YOUR OBJECTIVE> Copy all lines below exactly as written. Leave pictures out.

---- DATASET CONTENT

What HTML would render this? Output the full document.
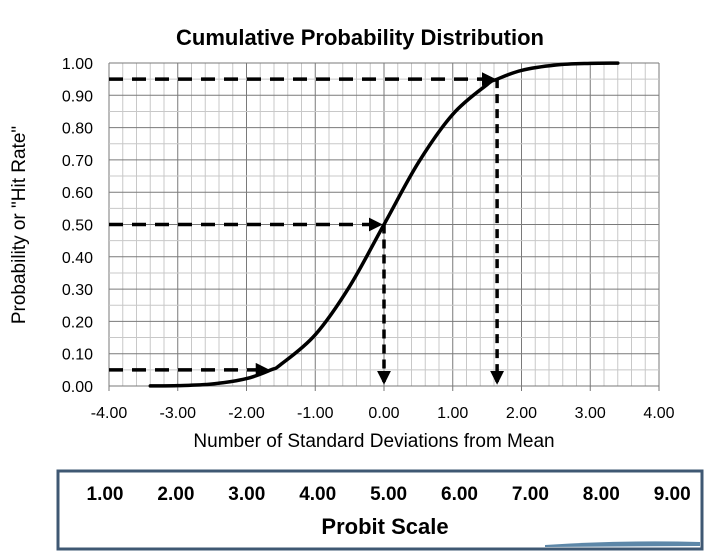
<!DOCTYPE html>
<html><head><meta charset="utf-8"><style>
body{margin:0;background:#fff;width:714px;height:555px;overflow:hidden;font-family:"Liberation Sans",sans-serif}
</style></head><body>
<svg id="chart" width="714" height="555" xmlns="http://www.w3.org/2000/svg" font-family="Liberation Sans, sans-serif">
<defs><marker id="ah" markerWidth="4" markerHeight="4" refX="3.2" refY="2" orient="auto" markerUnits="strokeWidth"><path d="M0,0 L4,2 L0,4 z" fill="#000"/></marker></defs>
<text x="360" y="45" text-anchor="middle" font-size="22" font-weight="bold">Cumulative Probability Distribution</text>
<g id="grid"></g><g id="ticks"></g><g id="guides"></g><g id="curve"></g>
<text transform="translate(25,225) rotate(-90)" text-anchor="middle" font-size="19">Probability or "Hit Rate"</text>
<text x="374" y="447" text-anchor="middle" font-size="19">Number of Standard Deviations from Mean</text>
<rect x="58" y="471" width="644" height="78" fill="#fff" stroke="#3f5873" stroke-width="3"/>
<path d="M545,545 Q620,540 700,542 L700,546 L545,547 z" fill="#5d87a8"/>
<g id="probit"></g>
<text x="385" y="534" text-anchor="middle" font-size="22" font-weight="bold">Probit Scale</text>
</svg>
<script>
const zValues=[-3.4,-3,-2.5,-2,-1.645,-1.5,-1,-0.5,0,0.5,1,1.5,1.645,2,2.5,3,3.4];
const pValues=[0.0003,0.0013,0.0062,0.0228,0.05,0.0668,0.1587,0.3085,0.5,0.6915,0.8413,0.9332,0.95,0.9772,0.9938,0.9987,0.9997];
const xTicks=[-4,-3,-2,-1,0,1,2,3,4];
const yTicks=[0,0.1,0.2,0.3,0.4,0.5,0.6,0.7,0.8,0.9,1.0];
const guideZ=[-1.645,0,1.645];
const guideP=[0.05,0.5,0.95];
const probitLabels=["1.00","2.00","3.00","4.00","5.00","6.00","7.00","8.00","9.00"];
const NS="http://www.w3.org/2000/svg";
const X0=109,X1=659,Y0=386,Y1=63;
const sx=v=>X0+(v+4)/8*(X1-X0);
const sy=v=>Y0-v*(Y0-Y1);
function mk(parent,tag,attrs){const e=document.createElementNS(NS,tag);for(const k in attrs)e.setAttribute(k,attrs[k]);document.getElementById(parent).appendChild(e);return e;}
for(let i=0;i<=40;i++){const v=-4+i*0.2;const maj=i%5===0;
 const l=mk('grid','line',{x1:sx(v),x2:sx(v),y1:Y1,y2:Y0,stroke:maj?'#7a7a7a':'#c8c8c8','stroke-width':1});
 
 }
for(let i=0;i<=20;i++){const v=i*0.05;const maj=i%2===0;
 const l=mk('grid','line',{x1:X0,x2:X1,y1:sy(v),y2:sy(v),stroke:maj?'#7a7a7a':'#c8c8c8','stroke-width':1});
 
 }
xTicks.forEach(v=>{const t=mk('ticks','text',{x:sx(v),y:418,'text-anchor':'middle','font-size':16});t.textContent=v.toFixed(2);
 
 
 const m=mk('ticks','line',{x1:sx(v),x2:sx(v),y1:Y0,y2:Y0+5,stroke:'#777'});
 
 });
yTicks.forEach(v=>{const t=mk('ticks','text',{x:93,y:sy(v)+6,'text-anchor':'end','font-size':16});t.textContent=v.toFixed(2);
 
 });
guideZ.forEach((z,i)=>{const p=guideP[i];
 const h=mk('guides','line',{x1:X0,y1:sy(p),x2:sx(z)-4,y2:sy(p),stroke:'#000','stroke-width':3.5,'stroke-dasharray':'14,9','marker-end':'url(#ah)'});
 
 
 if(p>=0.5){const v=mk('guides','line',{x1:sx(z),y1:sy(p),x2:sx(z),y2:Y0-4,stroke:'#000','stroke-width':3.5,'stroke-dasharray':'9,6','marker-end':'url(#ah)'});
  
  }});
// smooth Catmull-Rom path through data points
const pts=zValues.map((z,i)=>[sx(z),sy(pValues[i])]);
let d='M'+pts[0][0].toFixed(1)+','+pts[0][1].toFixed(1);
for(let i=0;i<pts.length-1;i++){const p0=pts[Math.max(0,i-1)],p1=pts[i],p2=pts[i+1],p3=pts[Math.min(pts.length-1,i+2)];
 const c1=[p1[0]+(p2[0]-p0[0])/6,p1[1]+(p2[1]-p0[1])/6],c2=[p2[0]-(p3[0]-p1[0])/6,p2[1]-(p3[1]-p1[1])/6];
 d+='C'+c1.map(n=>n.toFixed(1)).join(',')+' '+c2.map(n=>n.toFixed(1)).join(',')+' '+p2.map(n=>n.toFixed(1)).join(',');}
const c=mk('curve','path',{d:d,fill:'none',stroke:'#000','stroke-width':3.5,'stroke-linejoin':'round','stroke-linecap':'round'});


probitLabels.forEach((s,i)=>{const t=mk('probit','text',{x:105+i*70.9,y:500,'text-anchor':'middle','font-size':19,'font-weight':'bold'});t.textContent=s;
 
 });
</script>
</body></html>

--------

TASK RESPONSE>
What HTML would render this? Output the full document.
<!DOCTYPE html>
<html><head><meta charset="utf-8"><style>
body{margin:0;background:#fff;width:714px;height:555px;overflow:hidden;font-family:"Liberation Sans",sans-serif}
</style></head><body>
<svg id="chart" width="714" height="555" xmlns="http://www.w3.org/2000/svg" font-family="Liberation Sans, sans-serif">
<defs><marker id="ah" markerWidth="4" markerHeight="4" refX="3.2" refY="2" orient="auto" markerUnits="strokeWidth"><path d="M0,0 L4,2 L0,4 z" fill="#000"/></marker></defs>
<text x="360" y="45" text-anchor="middle" font-size="22" font-weight="bold">Cumulative Probability Distribution</text>
<g id="grid"></g><g id="ticks"></g><g id="guides"></g><g id="curve"></g>
<text transform="translate(25,225) rotate(-90)" text-anchor="middle" font-size="19">Probability or "Hit Rate"</text>
<text x="374" y="447" text-anchor="middle" font-size="19">Number of Standard Deviations from Mean</text>
<rect x="58" y="471" width="644" height="78" fill="#fff" stroke="#3f5873" stroke-width="3"/>
<path d="M545,545 Q620,540 700,542 L700,546 L545,547 z" fill="#5d87a8"/>
<g id="probit"></g>
<text x="385" y="534" text-anchor="middle" font-size="22" font-weight="bold">Probit Scale</text>
</svg>
<script>
const zValues=[-3.4,-3,-2.5,-2,-1.645,-1.5,-1,-0.5,0,0.5,1,1.5,1.645,2,2.5,3,3.4];
const pValues=[0.0003,0.0013,0.0062,0.0228,0.05,0.0668,0.1587,0.3085,0.5,0.6915,0.8413,0.9332,0.95,0.9772,0.9938,0.9987,0.9997];
const xTicks=[-4,-3,-2,-1,0,1,2,3,4];
const yTicks=[0,0.1,0.2,0.3,0.4,0.5,0.6,0.7,0.8,0.9,1.0];
const guideZ=[-1.645,0,1.645];
const guideP=[0.05,0.5,0.95];
const probitLabels=["1.00","2.00","3.00","4.00","5.00","6.00","7.00","8.00","9.00"];
const NS="http://www.w3.org/2000/svg";
const X0=109,X1=659,Y0=386,Y1=63;
const sx=v=>X0+(v+4)/8*(X1-X0);
const sy=v=>Y0-v*(Y0-Y1);
function mk(parent,tag,attrs){const e=document.createElementNS(NS,tag);for(const k in attrs)e.setAttribute(k,attrs[k]);document.getElementById(parent).appendChild(e);return e;}
for(let i=0;i<=40;i++){const v=-4+i*0.2;const maj=i%5===0;
 const l=mk('grid','line',{x1:sx(v),x2:sx(v),y1:Y1,y2:Y0,stroke:maj?'#7a7a7a':'#c8c8c8','stroke-width':1});
 
 }
for(let i=0;i<=20;i++){const v=i*0.05;const maj=i%2===0;
 const l=mk('grid','line',{x1:X0,x2:X1,y1:sy(v),y2:sy(v),stroke:maj?'#7a7a7a':'#c8c8c8','stroke-width':1});
 
 }
xTicks.forEach(v=>{const t=mk('ticks','text',{x:sx(v),y:418,'text-anchor':'middle','font-size':16});t.textContent=v.toFixed(2);
 
 
 const m=mk('ticks','line',{x1:sx(v),x2:sx(v),y1:Y0,y2:Y0+5,stroke:'#777'});
 
 });
yTicks.forEach(v=>{const t=mk('ticks','text',{x:93,y:sy(v)+6,'text-anchor':'end','font-size':16});t.textContent=v.toFixed(2);
 
 });
guideZ.forEach((z,i)=>{const p=guideP[i];
 const h=mk('guides','line',{x1:X0,y1:sy(p),x2:sx(z)-4,y2:sy(p),stroke:'#000','stroke-width':3.5,'stroke-dasharray':'14,9','marker-end':'url(#ah)'});
 
 
 if(p>=0.5){const v=mk('guides','line',{x1:sx(z),y1:sy(p),x2:sx(z),y2:Y0-4,stroke:'#000','stroke-width':3.5,'stroke-dasharray':'9,6','marker-end':'url(#ah)'});
  
  }});
// smooth Catmull-Rom path through data points
const pts=zValues.map((z,i)=>[sx(z),sy(pValues[i])]);
let d='M'+pts[0][0].toFixed(1)+','+pts[0][1].toFixed(1);
for(let i=0;i<pts.length-1;i++){const p0=pts[Math.max(0,i-1)],p1=pts[i],p2=pts[i+1],p3=pts[Math.min(pts.length-1,i+2)];
 const c1=[p1[0]+(p2[0]-p0[0])/6,p1[1]+(p2[1]-p0[1])/6],c2=[p2[0]-(p3[0]-p1[0])/6,p2[1]-(p3[1]-p1[1])/6];
 d+='C'+c1.map(n=>n.toFixed(1)).join(',')+' '+c2.map(n=>n.toFixed(1)).join(',')+' '+p2.map(n=>n.toFixed(1)).join(',');}
const c=mk('curve','path',{d:d,fill:'none',stroke:'#000','stroke-width':3.5,'stroke-linejoin':'round','stroke-linecap':'round'});


probitLabels.forEach((s,i)=>{const t=mk('probit','text',{x:105+i*70.9,y:500,'text-anchor':'middle','font-size':19,'font-weight':'bold'});t.textContent=s;
 
 });
</script>
</body></html>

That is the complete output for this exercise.